La decisión llega tarde (el conflicto en Gaza ha dejado un rastro de devastación visible desde hace casi dos años) y probablemente sea insuficiente para alterar la dinámica bélica sobre el terreno. Ninguna sanción europea ni pronunciamiento de Naciones Unidas ha frenado a la coalición de Benjamin Netanyahu, Bezalel Smotrich e Itamar Ben Gvir, que ha hecho caso omiso de críticas y advertencias. España, por sí sola, no puede detener la maquinaria militar israelí ni revertir el sufrimiento de los gazatíes.
Pero lo simbólico importa. En un continente donde muchos gobiernos se muestran cautelosos por temor a represalias diplomáticas o comerciales, Madrid se ha desmarcado. El coste político es evidente: Israel ya ha respondido con hostilidad, acusando de antisemitismo e incitación al genocidio al Ejecutivo español, un recurso habitual en la narrativa de Netanyahu. Lo previsible es que Estados Unidos, principal garante de la seguridad israelí, también eleve la presión, ya sea mediante advertencias sobre sanciones económicas, restricciones tecnológicas o el recordatorio de que las bases militares en Rota y Morón dependen de la cooperación bilateral.

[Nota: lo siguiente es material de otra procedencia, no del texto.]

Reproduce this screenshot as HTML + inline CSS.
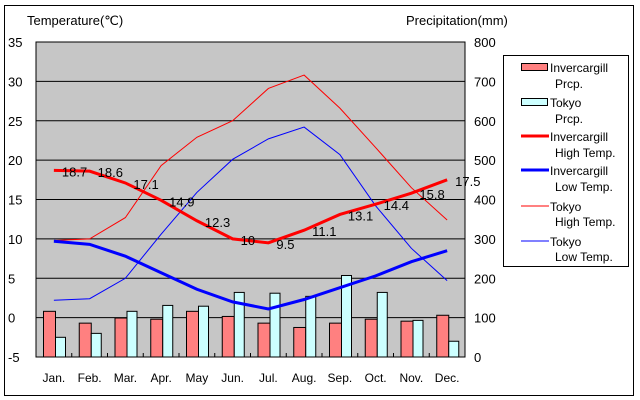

Vulnerabilidades estratégicas
España no es inmune a esas presiones. La industria de defensa nacional mantiene dependencia de la tecnología israelí en ámbitos sensibles como la ciberseguridad y la guerra electrónica. Reemplazar esos suministros con proveedores alternativos llevará tiempo y recursos. A ello se añade la posibilidad de que Washington utilice la relación privilegiada de Marruecos como carta de presión en el tablero norteafricano, un terreno delicado para Madrid.
En este sentido, el gesto español no solo es un desafío moral, sino también un experimento sobre la capacidad de un país europeo medio para asumir costes estratégicos en defensa de principios. El verdadero test vendrá de la coherencia en la aplicación de las medidas: ¿se extenderá el embargo a componentes y productos intermedios de origen israelí? ¿Se prohibirá realmente el paso de buques con cargamento militar en puertos españoles? ¿Se cerrará el espacio aéreo a todas las aeronaves de Estado vinculadas a transferencias bélicas? La tentación de matizar, reinterpretar o ralentizar estas disposiciones será fuerte.
Colisión inevitable
Que España haya llegado a esta colisión diplomática es, en cierto modo, inevitable. La deriva supremacista y violenta del actual gobierno israelí ha puesto a prueba los límites de la comunidad internacional. En Europa, la política hacia Israel oscila entre la prudencia calculada y el inmovilismo. Sánchez, en cambio, ha decidido que el precio de la inacción (ser testigo de la erosión del derecho internacional sin responder) es más alto que el de la confrontación.
Desde luego, el movimiento español no implica un sesgo antijudío, pese a los intentos de presentarlo así desde Jerusalén. Más bien responde a la lógica de que las democracias deben definirse no solo por lo que toleran, sino por aquello que rechazan. En ese sentido, Madrid envía una señal incómoda a otros gobiernos occidentales: que la coherencia con los principios proclamados exige sacrificios concretos.
Espejo europeo
El impacto real de estas medidas será limitado en Gaza. Pero su efecto político en Europa puede ser mayor. Si España logra sostener su postura frente a las presiones de Israel y Estados Unidos, podría abrir un precedente para que otros países se atrevan a pasar de las palabras a los hechos. El riesgo es quedar aislada, sin apoyos de peso en Bruselas y con menos margen de maniobra en su política exterior. Sin embargo, esta misma semana la Comisión Europea anunció la derogación parcial de acuerdo comercial con Israel, aunque sin realizar ningún tipo de acusacion de genocidio.
A la larga, la decisión se inscribe en un debate más amplio: si las democracias occidentales están dispuestas a pagar un precio por defender los valores que dicen representar. En un sistema internacional cada vez más fragmentado, España ha optado por asumir, aunque tarde, el coste de la coherencia. El tiempo dirá si ese gesto solitario se convierte en ejemplo o en advertencia.